Exact reproduction is required for the lines bounded by the one containing "Output the Python" and the one containing "from bokeh.core.properties import value", both bounds included. Print them without any pictures.

======== Stored data ========

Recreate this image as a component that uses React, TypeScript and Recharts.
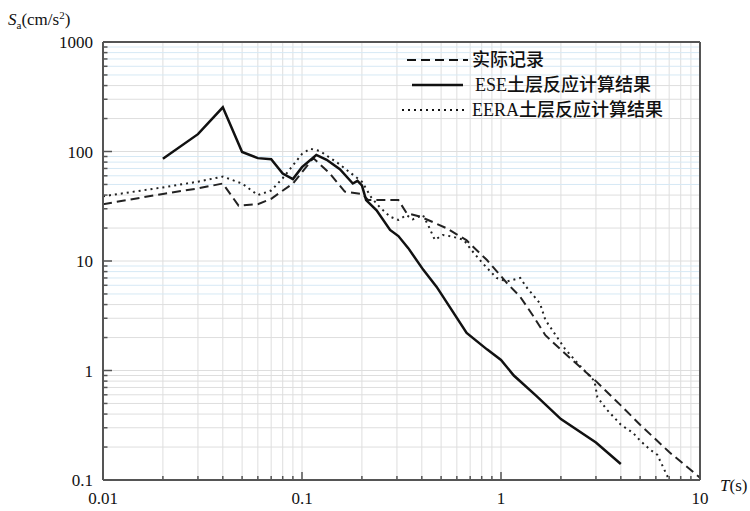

========
======== Stored data ========

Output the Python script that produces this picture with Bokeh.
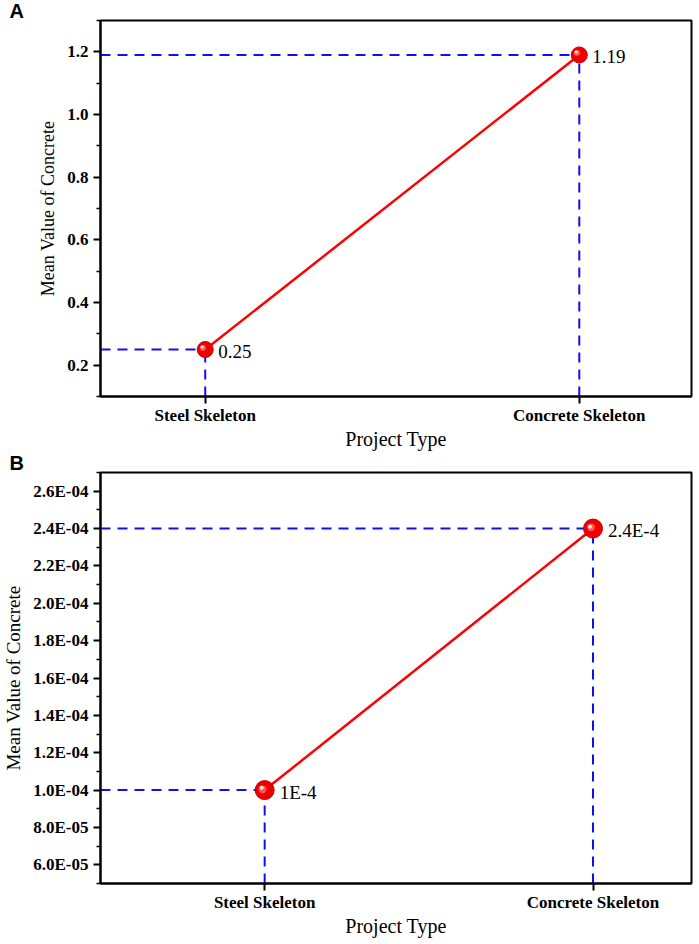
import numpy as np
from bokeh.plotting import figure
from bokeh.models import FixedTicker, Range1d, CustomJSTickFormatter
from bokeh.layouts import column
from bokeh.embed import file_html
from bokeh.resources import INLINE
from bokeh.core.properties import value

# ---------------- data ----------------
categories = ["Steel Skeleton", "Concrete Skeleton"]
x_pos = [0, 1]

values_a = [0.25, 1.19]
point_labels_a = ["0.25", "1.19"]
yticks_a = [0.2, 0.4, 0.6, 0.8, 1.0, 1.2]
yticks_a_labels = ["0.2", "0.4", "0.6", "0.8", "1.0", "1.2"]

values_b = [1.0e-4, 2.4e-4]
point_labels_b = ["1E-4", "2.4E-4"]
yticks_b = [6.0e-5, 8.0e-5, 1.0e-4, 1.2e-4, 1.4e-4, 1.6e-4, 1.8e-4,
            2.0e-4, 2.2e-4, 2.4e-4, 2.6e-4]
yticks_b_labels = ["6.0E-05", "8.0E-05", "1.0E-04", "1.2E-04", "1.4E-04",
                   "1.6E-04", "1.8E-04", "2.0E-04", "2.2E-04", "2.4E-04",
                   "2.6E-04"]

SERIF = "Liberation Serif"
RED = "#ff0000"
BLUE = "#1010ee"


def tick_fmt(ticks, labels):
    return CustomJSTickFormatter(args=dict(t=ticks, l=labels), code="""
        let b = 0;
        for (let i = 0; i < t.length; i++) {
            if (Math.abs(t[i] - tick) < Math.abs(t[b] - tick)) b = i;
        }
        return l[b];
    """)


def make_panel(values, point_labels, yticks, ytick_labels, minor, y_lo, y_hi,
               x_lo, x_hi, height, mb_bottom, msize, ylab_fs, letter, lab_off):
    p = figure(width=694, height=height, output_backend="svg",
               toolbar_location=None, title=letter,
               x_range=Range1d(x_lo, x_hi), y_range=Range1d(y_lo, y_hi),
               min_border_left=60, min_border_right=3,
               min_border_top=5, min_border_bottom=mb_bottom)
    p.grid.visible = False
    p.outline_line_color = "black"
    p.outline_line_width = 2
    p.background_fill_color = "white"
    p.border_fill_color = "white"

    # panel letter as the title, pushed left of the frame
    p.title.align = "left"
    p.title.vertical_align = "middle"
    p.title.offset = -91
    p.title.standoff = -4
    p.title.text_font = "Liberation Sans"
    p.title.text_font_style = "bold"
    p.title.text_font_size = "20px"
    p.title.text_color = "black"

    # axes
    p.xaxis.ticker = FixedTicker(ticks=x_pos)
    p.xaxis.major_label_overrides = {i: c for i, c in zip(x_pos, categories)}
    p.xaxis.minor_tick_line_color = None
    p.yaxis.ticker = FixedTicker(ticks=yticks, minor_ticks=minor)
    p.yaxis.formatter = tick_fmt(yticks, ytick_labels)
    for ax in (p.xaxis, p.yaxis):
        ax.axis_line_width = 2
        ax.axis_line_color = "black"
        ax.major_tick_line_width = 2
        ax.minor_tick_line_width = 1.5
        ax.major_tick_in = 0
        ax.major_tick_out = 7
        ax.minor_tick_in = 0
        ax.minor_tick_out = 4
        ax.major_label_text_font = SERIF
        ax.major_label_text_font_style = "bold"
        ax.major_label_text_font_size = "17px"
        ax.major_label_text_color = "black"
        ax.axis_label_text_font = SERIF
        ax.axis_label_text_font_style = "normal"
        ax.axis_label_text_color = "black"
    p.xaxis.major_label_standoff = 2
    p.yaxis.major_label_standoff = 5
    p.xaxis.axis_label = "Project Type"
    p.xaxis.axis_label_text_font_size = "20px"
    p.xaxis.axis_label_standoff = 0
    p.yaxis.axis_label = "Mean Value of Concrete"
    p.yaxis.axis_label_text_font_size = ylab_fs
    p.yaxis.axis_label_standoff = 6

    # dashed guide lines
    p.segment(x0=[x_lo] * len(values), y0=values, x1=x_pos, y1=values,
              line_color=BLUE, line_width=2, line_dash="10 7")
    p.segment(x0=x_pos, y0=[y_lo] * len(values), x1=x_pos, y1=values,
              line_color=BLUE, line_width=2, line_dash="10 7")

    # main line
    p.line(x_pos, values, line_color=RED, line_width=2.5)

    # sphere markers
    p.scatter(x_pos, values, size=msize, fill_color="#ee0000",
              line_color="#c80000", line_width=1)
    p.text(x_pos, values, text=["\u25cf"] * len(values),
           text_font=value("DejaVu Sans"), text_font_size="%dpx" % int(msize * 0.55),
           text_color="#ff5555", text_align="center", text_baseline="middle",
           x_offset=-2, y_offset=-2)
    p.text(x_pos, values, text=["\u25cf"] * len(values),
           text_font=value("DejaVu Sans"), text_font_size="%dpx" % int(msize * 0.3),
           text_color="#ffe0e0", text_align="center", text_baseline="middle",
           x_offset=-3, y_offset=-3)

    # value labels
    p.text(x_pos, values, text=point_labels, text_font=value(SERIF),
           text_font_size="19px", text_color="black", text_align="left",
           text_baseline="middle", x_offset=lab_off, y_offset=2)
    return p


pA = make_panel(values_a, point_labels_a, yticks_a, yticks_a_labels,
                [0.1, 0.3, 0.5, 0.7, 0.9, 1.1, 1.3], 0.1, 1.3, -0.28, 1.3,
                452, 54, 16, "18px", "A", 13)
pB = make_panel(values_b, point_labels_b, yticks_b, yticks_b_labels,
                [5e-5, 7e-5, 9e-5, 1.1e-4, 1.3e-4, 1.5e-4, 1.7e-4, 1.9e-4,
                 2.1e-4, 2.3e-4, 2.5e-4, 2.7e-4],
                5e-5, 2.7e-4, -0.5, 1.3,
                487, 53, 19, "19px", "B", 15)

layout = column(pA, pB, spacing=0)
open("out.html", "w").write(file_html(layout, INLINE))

========

#### Task solution:
Output the Python script that produces this picture with Bokeh.
import numpy as np
from bokeh.plotting import figure
from bokeh.models import FixedTicker, Range1d, CustomJSTickFormatter
from bokeh.layouts import column
from bokeh.embed import file_html
from bokeh.resources import INLINE
from bokeh.core.properties import value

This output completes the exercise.